The Drukpa nunnery might be the only instance in the world where there is a waiting list to get in. Kanchok Wangmo, 19, had to fight her family to come to the nunnery. “I wanted to help people. They told me to stay at home and become a teacher. But anyone can become a teacher, only a few can study under guruji’s tutelage,” she explains. Kanchok, who is from a small Himachal village, is more forthcoming about her transition from layperson to nun. “I was a little disappointed when I came here, because I expected there to be a college,” she says sadly. “But it’s basic education, which I’ve already had.” She talks freely about how her father, a rice farmer, was unable to accept her as a nun and cut off ties with her for two years. “Oh, he just missed me,” she says affectionately. “He didn’t understand.”
Despite the time I had spent with these nuns, I too, didn’t understand. From a city-bred atheist’s point of view, I questioned them persistently: but why? Why, when you could help people as a doctor, a teacher, or as a good mother does? Kanchok answered patiently. “I wanted to be a doctor once, like my elder sister is now. But why fix the body, which only manifests symptoms of the sickness, when you can fix the source of the problem — a fault with the soul?” But you must miss something? Kanchok hesitates, and it is clear she has thought of something, or someone, before she answers: “In this life, we have no money or power. By becoming a nun, I hope to achieve a better spiritual status in my next life [that is, be reborn as a man] and help more people.”
“Seeing nuns doing kung fu is a beautiful thing,” says His Holiness the Gyalwang Drukpa. “I want to help women, and my own nunnery is the best place to start. I also make sure that I teach texts to the nuns directly. Then, if the monks want to know these teachings, they have to learn from the nuns.” The Drukpa explains that these women have faced a lot of oppression. “They suffered with their families and a backward lifestyle. Now, after centuries, they are being trusted with ancient secrets and texts.”

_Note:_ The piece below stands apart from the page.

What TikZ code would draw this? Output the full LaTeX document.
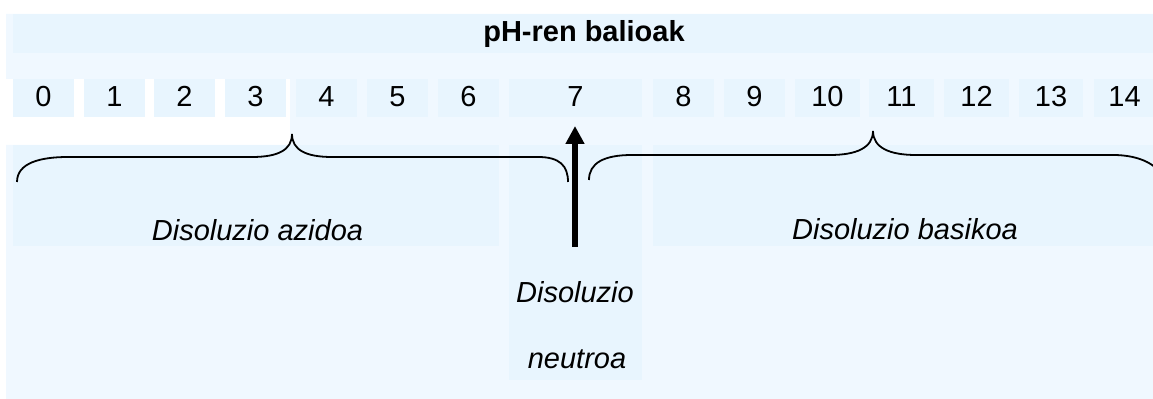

Many of the nuns who come to the nunnery are orphaned or homeless. But many others have chosen this life, despite having all the opportunities the ‘other’ world had to offer. “One nun used to be a J&K counter-terrorism agent. Another one was a week from leaving for Canada for a marketing job when she joined the Drukpa nunnery,” points out Mary Dorea, a volunteer with Live to Love. “An increasingly self-empowered branch of feminist Buddhism is emerging.”
Chandramouli Basu is the director of the BBC documentary Kung Fu Nuns, and he was in Ladakh to show the film to the Drukpa nunnery on the occasion of the Annual Drukpa Council 2011, a meeting of religious leaders and followers from across the globe. The movie tells the story of Kunzang, a 29-year-old nun, as she and her fellow nuns prepare to perform the ritual of the Dragon Dance, which was previously only meant for monks to perform.
Anxious to prove themselves, the nuns sweat it out in preparation.
“The rapid transformation at the nunnery is inspiring,” says Basu. “Especially seeing it happen against the setting of religion, which is perceived as being the last pillar of conservatism,is a source of hope.”
The film was screened in the same courtyard at the nunnery where the nuns practice their kung fu every morning. Thousands of nuns sat on the stone floor, cross-legged, cheering wildly under the clear, starlit Ladakhi sky, whooping when they recognised a nun on the screen, oohing sympathetically as one broke her ankle during rehearsals. Kanchok, sitting next to me, squeezed my hand happily as the movie ended with the successful performance of the Dragon Dance. “Isn’t it beautiful?”